* Stated exercise: Nothing outside the range from the line with "Generate a Python" to the line with "0.75, 0.85, 0.95]" belongs in the copy, and no pictures do either; repeat that range exactly.

* Provided data:
○ ○ ○ ○
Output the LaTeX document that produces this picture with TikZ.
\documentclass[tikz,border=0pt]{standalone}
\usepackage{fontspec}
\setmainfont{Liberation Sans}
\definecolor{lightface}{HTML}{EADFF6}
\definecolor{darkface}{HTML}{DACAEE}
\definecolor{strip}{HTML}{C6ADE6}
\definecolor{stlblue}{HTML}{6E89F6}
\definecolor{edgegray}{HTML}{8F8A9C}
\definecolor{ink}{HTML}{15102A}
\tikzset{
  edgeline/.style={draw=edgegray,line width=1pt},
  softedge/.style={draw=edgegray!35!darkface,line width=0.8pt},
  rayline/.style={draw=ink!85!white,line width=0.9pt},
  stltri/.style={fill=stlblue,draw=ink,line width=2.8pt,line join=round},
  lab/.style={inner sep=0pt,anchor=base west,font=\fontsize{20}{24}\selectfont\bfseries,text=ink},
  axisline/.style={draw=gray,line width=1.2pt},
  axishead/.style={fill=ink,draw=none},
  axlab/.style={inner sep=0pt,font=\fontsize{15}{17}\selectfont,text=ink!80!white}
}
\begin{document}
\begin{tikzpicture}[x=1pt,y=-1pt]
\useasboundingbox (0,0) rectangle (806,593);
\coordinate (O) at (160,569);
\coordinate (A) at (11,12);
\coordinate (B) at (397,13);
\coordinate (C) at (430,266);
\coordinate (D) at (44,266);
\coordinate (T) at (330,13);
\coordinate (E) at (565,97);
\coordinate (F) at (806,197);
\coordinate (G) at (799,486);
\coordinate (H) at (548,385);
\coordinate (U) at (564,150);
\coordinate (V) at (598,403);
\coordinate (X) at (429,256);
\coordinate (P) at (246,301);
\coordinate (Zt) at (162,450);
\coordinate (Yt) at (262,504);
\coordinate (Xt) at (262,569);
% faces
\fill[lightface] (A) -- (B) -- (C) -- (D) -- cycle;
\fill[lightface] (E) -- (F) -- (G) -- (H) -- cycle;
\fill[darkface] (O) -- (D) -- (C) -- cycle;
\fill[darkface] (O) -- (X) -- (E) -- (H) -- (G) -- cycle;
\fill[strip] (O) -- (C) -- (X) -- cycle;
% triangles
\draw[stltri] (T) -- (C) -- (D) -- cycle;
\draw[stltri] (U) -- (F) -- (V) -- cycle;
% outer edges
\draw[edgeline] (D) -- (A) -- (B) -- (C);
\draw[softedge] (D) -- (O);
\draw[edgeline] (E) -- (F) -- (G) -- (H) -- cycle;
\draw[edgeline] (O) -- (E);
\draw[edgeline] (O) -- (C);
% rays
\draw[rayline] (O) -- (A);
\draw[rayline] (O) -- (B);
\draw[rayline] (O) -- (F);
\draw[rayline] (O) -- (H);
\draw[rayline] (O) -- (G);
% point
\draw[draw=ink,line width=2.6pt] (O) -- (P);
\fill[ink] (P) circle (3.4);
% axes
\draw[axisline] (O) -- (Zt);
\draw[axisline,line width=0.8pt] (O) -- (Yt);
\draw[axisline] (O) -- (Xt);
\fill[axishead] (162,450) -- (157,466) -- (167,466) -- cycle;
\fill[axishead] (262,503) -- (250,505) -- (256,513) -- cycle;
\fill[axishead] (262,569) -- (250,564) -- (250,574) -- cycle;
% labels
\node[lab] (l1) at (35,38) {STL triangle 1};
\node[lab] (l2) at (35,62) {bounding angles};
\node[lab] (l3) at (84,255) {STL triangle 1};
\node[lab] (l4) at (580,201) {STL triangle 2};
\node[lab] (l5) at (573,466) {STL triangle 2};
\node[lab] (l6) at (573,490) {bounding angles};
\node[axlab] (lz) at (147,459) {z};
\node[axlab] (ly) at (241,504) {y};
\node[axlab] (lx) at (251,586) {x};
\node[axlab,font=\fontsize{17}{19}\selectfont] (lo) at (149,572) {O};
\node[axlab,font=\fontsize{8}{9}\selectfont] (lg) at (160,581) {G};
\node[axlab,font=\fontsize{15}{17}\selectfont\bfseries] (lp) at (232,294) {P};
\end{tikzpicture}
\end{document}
○ ○ ○ ○
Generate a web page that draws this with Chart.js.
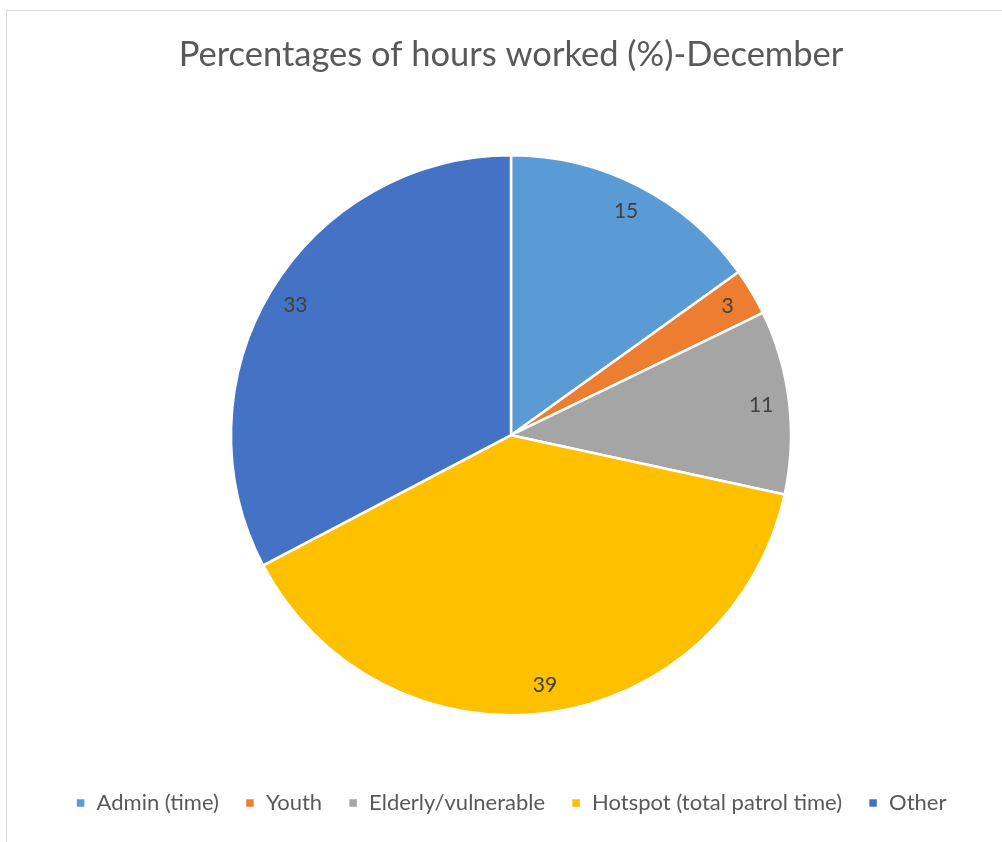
○ ○ ○ ○
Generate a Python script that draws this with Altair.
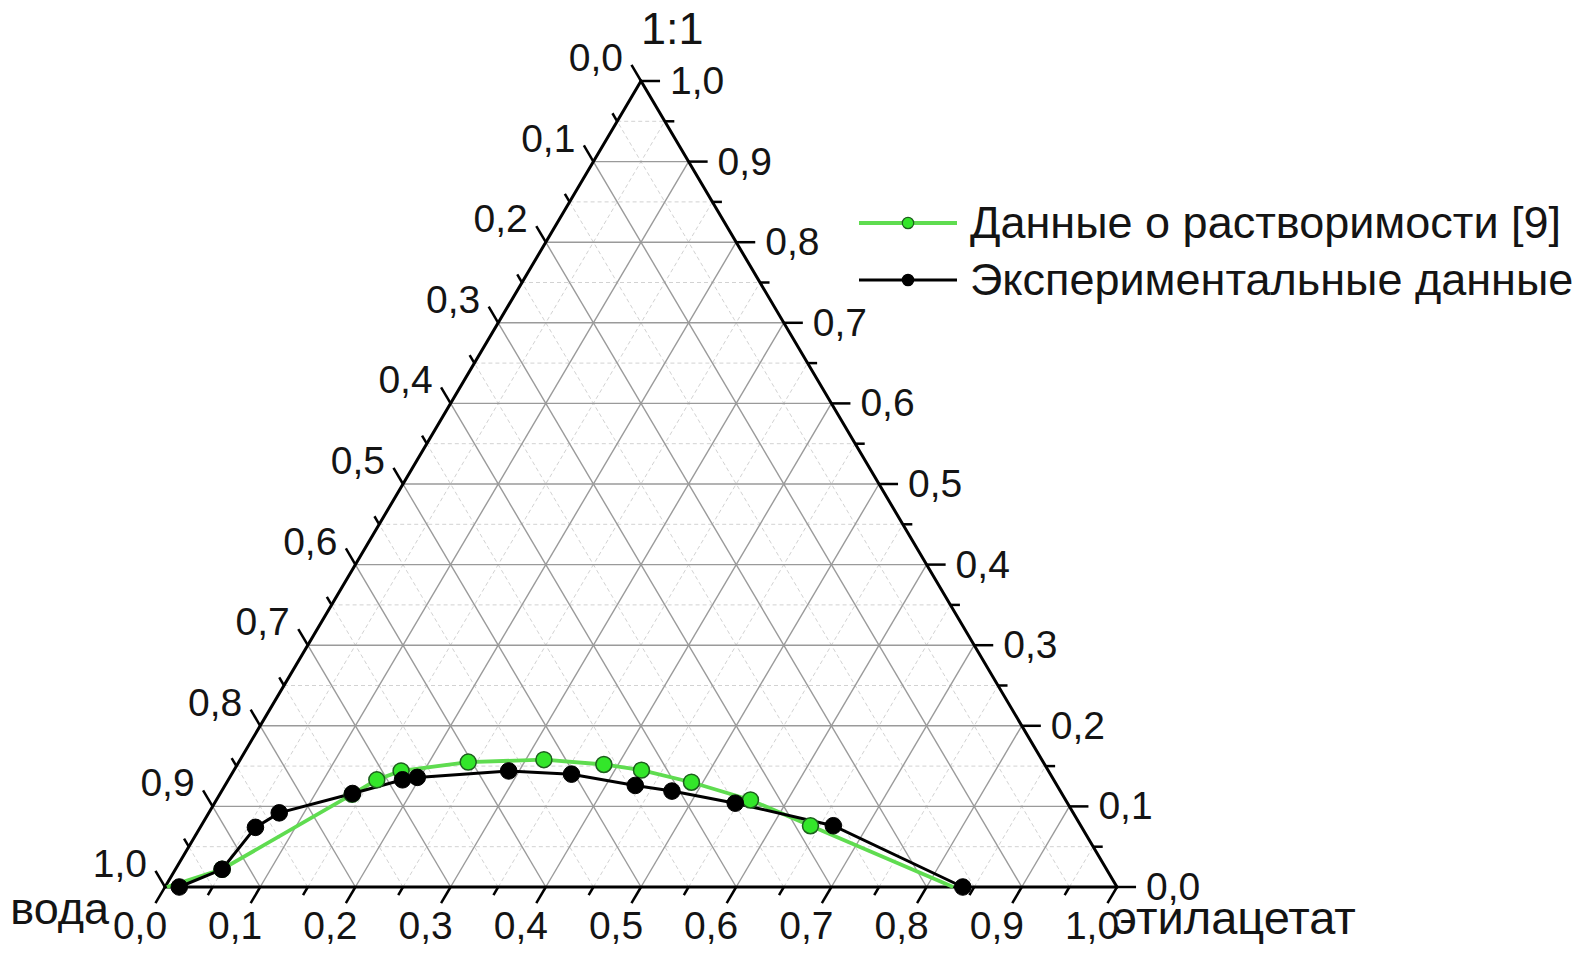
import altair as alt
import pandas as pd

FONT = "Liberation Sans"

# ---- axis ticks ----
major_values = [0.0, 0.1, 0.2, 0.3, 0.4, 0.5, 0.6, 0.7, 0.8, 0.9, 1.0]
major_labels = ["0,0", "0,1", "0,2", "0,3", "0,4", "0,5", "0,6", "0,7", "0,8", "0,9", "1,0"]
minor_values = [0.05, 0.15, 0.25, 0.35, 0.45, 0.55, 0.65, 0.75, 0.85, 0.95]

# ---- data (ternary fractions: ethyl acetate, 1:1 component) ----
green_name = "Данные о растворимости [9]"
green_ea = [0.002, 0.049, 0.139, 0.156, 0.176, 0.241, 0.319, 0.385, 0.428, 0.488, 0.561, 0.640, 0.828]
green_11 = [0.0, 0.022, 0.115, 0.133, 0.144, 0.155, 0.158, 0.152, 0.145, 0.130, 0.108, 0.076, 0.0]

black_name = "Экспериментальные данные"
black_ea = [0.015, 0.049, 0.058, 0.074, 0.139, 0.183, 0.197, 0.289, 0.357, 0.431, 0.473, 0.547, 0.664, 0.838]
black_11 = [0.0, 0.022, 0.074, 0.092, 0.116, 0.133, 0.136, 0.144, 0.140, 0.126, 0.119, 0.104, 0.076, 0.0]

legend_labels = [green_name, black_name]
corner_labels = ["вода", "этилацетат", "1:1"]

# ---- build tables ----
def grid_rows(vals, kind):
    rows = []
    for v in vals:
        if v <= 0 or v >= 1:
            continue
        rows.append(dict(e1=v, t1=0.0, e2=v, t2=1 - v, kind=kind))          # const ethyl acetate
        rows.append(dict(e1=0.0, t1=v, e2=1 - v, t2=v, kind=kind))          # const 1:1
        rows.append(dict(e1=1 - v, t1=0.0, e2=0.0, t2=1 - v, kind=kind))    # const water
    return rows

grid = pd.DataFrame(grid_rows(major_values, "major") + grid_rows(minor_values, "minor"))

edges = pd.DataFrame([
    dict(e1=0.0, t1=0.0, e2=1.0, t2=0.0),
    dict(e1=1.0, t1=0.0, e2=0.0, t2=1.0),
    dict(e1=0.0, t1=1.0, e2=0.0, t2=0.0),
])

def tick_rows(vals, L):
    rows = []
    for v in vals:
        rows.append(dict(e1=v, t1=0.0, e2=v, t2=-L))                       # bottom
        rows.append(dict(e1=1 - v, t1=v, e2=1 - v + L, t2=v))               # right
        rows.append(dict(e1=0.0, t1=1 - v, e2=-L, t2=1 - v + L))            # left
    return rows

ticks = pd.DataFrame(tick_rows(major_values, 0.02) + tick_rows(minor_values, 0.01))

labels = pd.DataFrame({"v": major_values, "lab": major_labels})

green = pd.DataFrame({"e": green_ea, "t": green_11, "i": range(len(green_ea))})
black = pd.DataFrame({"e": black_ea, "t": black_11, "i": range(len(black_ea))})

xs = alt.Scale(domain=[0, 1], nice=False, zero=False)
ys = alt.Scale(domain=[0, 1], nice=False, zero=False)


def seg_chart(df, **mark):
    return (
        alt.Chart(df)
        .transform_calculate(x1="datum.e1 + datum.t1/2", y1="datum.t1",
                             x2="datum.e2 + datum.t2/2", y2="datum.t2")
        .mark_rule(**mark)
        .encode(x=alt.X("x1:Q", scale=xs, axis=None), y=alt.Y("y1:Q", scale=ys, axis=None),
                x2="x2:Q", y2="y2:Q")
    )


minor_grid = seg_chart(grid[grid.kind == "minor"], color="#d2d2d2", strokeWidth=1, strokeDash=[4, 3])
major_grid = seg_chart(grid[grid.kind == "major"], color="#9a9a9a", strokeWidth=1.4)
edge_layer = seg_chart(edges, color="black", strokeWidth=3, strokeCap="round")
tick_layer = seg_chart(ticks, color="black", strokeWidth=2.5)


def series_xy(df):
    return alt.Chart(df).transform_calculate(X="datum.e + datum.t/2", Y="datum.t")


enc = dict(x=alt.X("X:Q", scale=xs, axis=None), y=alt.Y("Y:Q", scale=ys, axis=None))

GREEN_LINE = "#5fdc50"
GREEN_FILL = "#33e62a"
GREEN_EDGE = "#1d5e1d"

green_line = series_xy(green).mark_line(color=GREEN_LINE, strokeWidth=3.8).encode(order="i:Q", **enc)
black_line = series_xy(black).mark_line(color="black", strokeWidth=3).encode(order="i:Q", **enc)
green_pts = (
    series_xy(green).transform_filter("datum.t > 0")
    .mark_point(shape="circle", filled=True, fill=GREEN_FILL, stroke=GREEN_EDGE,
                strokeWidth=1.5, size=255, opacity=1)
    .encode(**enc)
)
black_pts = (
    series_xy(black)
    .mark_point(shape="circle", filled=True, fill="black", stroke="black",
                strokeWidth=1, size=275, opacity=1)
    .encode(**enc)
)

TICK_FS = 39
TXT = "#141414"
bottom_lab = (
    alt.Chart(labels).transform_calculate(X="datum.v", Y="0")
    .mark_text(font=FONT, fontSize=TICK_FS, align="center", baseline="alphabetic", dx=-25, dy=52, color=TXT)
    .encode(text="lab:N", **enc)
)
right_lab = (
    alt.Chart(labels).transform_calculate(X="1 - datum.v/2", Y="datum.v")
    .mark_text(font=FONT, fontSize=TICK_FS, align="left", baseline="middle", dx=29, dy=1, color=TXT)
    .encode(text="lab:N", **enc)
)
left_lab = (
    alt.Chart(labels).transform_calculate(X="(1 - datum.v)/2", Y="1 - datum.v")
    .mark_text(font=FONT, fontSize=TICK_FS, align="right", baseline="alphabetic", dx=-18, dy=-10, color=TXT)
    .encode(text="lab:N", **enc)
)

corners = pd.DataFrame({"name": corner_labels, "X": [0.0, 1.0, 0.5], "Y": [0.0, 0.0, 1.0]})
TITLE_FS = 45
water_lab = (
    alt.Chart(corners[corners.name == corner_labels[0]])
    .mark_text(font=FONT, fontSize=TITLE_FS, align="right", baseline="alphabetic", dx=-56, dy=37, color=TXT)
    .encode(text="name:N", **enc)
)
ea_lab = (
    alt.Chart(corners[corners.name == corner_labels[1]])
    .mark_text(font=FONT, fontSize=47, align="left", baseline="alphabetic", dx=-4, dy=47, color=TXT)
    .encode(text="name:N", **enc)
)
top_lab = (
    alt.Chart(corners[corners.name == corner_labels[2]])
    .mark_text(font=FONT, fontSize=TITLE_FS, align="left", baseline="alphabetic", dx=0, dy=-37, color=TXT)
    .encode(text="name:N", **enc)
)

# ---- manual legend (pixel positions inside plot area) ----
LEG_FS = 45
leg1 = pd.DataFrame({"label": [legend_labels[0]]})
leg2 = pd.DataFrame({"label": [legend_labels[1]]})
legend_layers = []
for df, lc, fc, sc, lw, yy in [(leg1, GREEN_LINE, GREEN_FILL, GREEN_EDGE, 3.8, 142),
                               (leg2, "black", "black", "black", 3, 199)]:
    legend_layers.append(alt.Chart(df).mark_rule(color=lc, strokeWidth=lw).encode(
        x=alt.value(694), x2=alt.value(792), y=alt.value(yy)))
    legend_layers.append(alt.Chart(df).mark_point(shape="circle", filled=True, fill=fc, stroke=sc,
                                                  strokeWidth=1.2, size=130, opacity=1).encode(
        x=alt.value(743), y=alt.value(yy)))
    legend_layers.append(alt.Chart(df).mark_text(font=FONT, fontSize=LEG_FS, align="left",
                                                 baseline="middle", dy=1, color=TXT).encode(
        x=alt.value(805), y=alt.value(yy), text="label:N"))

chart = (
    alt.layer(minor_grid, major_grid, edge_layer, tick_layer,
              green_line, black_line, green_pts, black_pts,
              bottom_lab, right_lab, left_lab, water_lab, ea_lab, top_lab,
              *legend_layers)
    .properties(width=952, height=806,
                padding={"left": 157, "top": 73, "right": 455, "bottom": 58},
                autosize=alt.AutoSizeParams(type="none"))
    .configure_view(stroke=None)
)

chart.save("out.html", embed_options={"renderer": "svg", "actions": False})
○ ○ ○ ○
* Task result:
Generate a Python script that draws this with Altair.
import altair as alt
import pandas as pd

FONT = "Liberation Sans"

# ---- axis ticks ----
major_values = [0.0, 0.1, 0.2, 0.3, 0.4, 0.5, 0.6, 0.7, 0.8, 0.9, 1.0]
major_labels = ["0,0", "0,1", "0,2", "0,3", "0,4", "0,5", "0,6", "0,7", "0,8", "0,9", "1,0"]
minor_values = [0.05, 0.15, 0.25, 0.35, 0.45, 0.55, 0.65, 0.75, 0.85, 0.95]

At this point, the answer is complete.